重松 清 インタビュー「圧倒的な風景をたどるロード・ノベル」

本の話3月号より)

――

『その日のまえに』の和美の死には、それを見つめる夫の視線に深い感慨がありましたが、『きみ去りしのち』の美恵子には、残される者へ寄せる思いの深さがあって、心揺さぶられました。

重松

『その日のまえに』は短篇連作だったので、長さとして死んでいく者の目線までは入れられないんです。それでも、たとえばかつて一緒に暮らした街を夫婦ふたりで巡るという場面を入れることで幸福な人生の閉じ方の一端を提示したかった。『きみ去りしのち』は長篇なので、シンフォニックというかポリフォニックに死の迎え方までも書き込んでいけるのでは、とは思いました。
逝き方というのはとてもむずかしいですね。僕自身の人生を振り返っても、いろいろ後悔もありますし、必ずしも子どもたちの手本になるようなことはできていないですから。でも僕は、物語は生きている人のものだと思うんです。残される側、生きている人間のほうを物語の前面に出したかったから、タイトルも『きみ去りしのち』としたわけです。『その日のまえに』に対比するなら『その日のあとで』を書いたことになります。種明かしのようですが、由紀也が何歳で人生を閉じるかについては小説として随分考えました。もし3歳まで生きていたなら物語には彼の思い出が入ってきます。思い出すら残さない年齢の“きみ”が去ったあとの物語なんです。

――

旅にお話を戻しますと、大きな流れとして、セキネさんの旅は北から始まり、南へとつながっていきます。

重松

北から南へ移るにつれ、物語は氷から始まって炎にいたります。
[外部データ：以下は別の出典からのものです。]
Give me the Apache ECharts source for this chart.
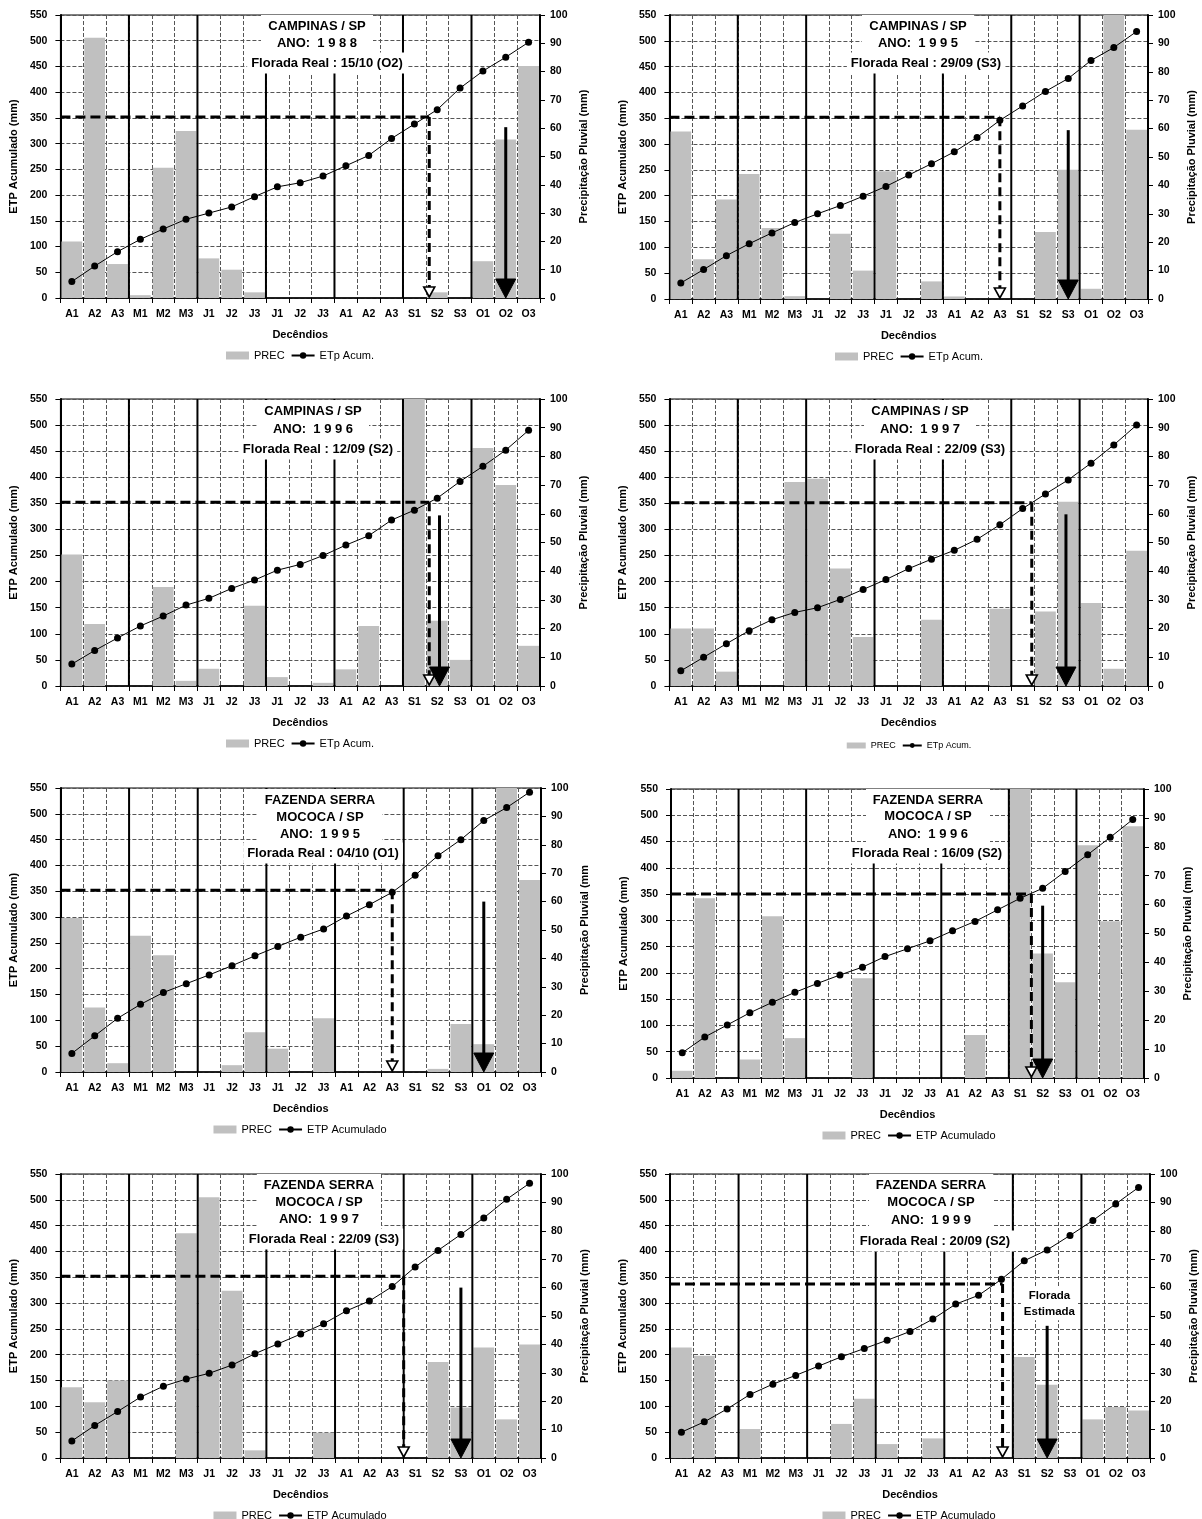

死の悲しさから命の火にたどり着く。そこはすごく考えていたことです。また、風に始まり風に終わる、ということもずっと意識していました。北の恐山のかざぐるまを回した風が、出雲の鯉のぼりを通り過ぎ、島原の風鈴の涼しい音となって終わっていく。今回の小説では、僕にとって風という見えないものが永遠の象徴でした。

――

鮮烈な風景が次々と登場するのに、その衝撃が打ち消しあわず、繊細に重ねられて新たな感慨を呼ぶのは、テーマのエレメンツの移り変わりという秘密があったからかもしれませんね。

重松

ハワイ島の夜の虹、ムーンボウだけはものすごく強い風景ですから、小説の中でリアルタイムで書くと、ここがクライマックスになってしまうと思いました。それで回想の場面なんです。月へとかかっていく虹は、直接宇宙を感じさせる雄大で神秘的な景観なので。

――

実際に見るのは難しいそうですが、重松さんはムーンボウはご覧になれたのですか。

重松

残念ながら、見ていません。ハワイ島には行って火山の火口も見ているんですが、ムーンボウは写真集で、です。見てみたいですね。実際に見て、書く際にもう一度訪ねて物語に写しとったものもあれば、見たいと思っているものを描いているところもあります。